First you must go read Yellowknife Photographer Pat’s blog post My Love/Hate Relationship with the Aurora.
My response is preach, brother preach. I get where Pat is coming from. You see one photo of the aurora, you have seen them all. I am guilty of being an “aurora chaser” going out night after night looking for the aurora to photograph. I don’t know why. Its not like I do much with the photos.
I’ll uploaded one or two on Flickr, maybe one to YkOnline’s Facebook Page and then they disappear into my archive.
It must be because aurora photography is not just about getting great photos of the aurora, which is nice, it is more about actually getting out and experiencing the wonders of the NWT on a consistent basis. For me anyways. Last week for example I ended up on Johnston Lake, which is way up an ice road. If it hadn’t of been for the aurora I would have not gone up there. I wouldn’t have seen a couple foxes, a lynx and heard an owl.
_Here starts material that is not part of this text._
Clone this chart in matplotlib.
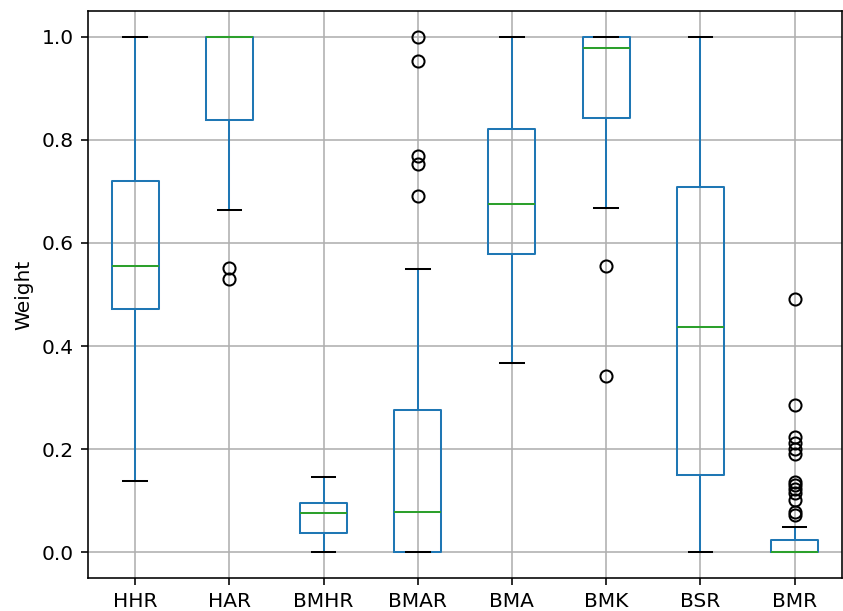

That said though, the aurora are the most marketable tourism product the NWT has to offer. People, whether we agree or not, find the aurora borealis fascinating and spectacular and want to see it in person. So in order for us to convince them to come to the NWT and spend their money here, we need to show them that we have the best lights show in the world. This involves photos. This involves us as local ambassadors to talk and show how great they are.
I completely agree with Pat on the front that the NWT also has amazing people and culture. Personally I love documenting people more than the aurora. People can tell stories… the aurora are – and to quote Pat – green blobs.
The solution I see, not that there needs to be one, is capture people with the aurora, bring them north to see them and then expose them to the north’s rich culture, history and people.